[Recorded data]
——
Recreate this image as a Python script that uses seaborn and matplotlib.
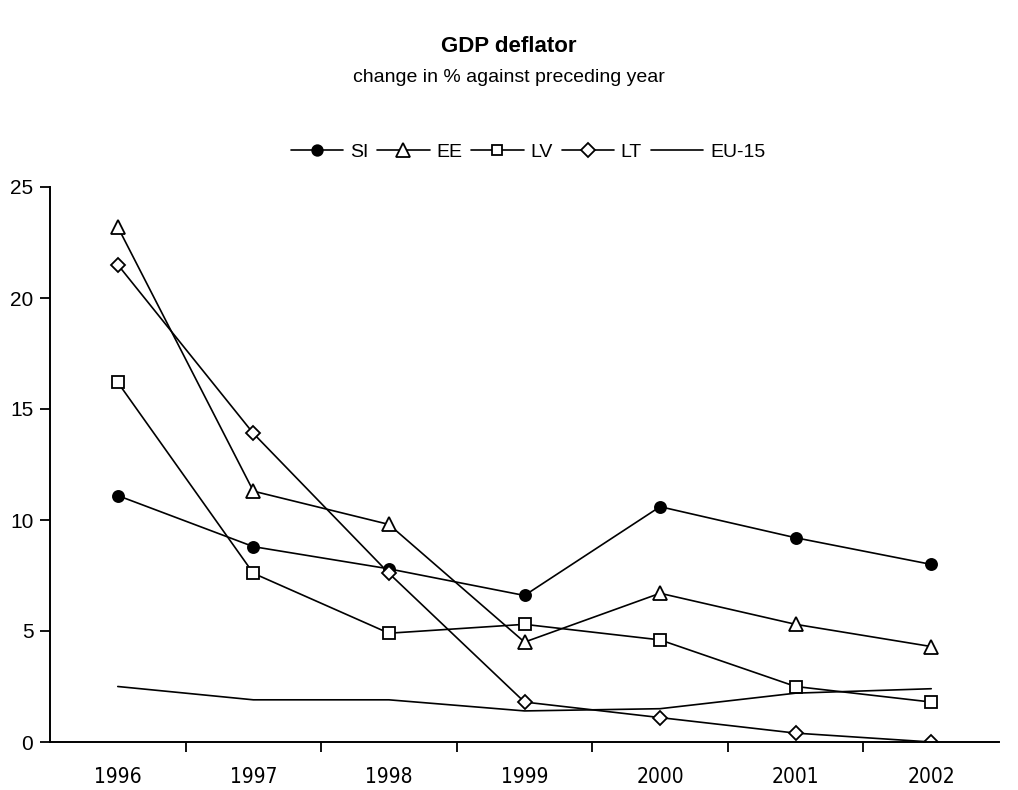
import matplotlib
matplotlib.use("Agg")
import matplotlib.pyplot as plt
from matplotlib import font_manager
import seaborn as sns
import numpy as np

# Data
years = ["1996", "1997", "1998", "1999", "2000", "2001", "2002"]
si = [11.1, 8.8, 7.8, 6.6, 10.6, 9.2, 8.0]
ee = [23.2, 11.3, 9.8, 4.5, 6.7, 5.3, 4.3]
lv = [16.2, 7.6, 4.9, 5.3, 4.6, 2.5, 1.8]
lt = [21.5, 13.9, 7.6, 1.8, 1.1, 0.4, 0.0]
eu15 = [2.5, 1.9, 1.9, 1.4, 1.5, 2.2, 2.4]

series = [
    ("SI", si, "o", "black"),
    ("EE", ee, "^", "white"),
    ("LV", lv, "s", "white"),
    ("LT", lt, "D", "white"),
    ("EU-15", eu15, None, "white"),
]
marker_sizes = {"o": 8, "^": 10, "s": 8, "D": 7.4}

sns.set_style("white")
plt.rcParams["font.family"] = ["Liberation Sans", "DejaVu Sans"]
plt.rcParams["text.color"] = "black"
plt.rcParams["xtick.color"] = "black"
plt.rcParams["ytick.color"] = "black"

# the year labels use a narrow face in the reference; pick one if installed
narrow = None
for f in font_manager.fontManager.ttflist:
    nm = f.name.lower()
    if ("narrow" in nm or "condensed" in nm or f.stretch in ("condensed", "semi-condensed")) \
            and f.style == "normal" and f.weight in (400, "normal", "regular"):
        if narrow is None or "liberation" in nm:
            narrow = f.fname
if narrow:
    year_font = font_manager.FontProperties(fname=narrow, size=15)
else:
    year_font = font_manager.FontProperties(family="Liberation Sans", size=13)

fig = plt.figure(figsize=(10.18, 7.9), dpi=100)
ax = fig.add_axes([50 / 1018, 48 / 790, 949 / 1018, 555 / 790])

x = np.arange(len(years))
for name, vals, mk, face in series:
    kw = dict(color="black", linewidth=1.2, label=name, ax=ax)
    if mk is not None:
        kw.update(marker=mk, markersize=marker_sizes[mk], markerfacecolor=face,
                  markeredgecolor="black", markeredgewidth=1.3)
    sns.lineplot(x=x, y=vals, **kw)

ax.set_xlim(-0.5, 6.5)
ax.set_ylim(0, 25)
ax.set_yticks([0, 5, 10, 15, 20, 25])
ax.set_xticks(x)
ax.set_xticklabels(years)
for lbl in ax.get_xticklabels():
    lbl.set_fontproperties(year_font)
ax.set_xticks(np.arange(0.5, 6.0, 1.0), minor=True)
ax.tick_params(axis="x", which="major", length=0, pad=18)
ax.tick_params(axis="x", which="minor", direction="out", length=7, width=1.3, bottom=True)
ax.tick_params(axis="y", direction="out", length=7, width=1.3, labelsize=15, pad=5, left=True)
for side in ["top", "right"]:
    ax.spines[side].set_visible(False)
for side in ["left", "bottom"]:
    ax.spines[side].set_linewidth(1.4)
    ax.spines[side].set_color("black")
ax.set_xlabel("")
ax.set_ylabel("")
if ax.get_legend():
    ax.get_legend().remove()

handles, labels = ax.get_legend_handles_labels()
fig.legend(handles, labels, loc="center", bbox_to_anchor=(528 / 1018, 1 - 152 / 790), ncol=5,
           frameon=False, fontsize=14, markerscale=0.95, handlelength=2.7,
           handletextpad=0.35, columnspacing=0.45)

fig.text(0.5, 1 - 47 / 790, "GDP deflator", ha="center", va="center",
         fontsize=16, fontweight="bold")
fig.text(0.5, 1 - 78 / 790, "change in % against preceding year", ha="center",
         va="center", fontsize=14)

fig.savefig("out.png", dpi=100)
——
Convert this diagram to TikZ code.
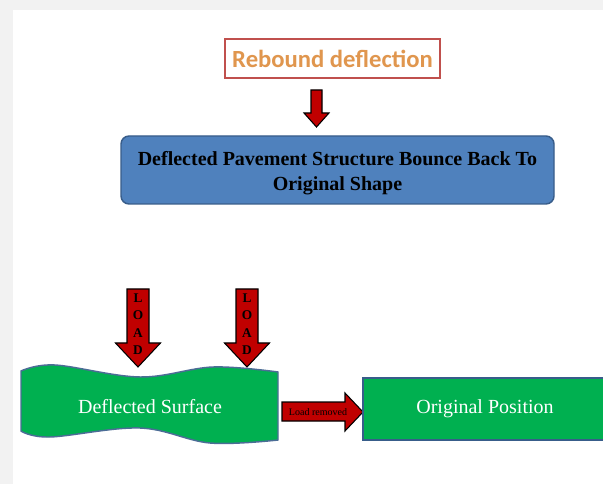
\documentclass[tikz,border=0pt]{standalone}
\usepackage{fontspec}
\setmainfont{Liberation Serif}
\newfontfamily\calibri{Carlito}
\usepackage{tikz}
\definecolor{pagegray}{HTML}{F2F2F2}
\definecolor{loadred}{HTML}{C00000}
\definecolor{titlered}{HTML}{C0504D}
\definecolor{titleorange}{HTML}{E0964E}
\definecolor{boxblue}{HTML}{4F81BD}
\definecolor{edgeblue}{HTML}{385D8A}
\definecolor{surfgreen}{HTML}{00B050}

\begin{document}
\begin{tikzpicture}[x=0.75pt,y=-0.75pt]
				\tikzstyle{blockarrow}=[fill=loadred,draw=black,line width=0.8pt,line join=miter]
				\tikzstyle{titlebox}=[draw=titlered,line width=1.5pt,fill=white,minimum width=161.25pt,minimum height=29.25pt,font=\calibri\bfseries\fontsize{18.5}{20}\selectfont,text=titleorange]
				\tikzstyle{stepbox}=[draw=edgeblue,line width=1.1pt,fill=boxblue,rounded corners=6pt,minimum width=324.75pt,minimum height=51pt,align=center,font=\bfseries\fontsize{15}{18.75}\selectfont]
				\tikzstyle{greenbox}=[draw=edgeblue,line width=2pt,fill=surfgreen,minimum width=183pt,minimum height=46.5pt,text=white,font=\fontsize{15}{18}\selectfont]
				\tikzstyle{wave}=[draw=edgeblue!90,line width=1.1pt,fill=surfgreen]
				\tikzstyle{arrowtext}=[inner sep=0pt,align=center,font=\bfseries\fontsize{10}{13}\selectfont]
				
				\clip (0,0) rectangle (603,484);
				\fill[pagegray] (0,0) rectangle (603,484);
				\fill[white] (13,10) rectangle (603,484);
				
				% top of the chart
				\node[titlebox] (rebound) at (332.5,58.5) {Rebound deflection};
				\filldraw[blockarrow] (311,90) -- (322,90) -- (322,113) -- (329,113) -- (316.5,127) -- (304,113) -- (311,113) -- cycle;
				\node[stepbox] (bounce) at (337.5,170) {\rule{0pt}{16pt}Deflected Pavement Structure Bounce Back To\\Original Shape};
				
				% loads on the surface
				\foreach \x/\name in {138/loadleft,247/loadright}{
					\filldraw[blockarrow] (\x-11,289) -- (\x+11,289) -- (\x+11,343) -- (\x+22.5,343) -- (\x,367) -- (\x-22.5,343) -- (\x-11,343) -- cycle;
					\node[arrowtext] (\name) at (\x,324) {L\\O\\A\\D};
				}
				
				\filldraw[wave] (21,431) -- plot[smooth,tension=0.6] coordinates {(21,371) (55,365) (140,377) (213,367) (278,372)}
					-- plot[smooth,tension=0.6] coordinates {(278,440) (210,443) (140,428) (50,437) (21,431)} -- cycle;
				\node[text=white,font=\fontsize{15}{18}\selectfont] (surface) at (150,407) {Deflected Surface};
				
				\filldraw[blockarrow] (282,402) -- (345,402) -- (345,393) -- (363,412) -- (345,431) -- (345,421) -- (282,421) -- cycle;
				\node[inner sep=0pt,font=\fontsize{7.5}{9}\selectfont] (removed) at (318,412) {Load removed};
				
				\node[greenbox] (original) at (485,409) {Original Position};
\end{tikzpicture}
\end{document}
——
# Task
Look above for the line with "Recreate this image" and the line with "ax = fig.add_axes([50", then copy exactly the lines from the first through the second, both kept, with no pictures.

# Expected output
Recreate this image as a Python script that uses seaborn and matplotlib.
import matplotlib
matplotlib.use("Agg")
import matplotlib.pyplot as plt
from matplotlib import font_manager
import seaborn as sns
import numpy as np

# Data
years = ["1996", "1997", "1998", "1999", "2000", "2001", "2002"]
si = [11.1, 8.8, 7.8, 6.6, 10.6, 9.2, 8.0]
ee = [23.2, 11.3, 9.8, 4.5, 6.7, 5.3, 4.3]
lv = [16.2, 7.6, 4.9, 5.3, 4.6, 2.5, 1.8]
lt = [21.5, 13.9, 7.6, 1.8, 1.1, 0.4, 0.0]
eu15 = [2.5, 1.9, 1.9, 1.4, 1.5, 2.2, 2.4]

series = [
    ("SI", si, "o", "black"),
    ("EE", ee, "^", "white"),
    ("LV", lv, "s", "white"),
    ("LT", lt, "D", "white"),
    ("EU-15", eu15, None, "white"),
]
marker_sizes = {"o": 8, "^": 10, "s": 8, "D": 7.4}

sns.set_style("white")
plt.rcParams["font.family"] = ["Liberation Sans", "DejaVu Sans"]
plt.rcParams["text.color"] = "black"
plt.rcParams["xtick.color"] = "black"
plt.rcParams["ytick.color"] = "black"

# the year labels use a narrow face in the reference; pick one if installed
narrow = None
for f in font_manager.fontManager.ttflist:
    nm = f.name.lower()
    if ("narrow" in nm or "condensed" in nm or f.stretch in ("condensed", "semi-condensed")) \
            and f.style == "normal" and f.weight in (400, "normal", "regular"):
        if narrow is None or "liberation" in nm:
            narrow = f.fname
if narrow:
    year_font = font_manager.FontProperties(fname=narrow, size=15)
else:
    year_font = font_manager.FontProperties(family="Liberation Sans", size=13)

fig = plt.figure(figsize=(10.18, 7.9), dpi=100)
ax = fig.add_axes([50 / 1018, 48 / 790, 949 / 1018, 555 / 790])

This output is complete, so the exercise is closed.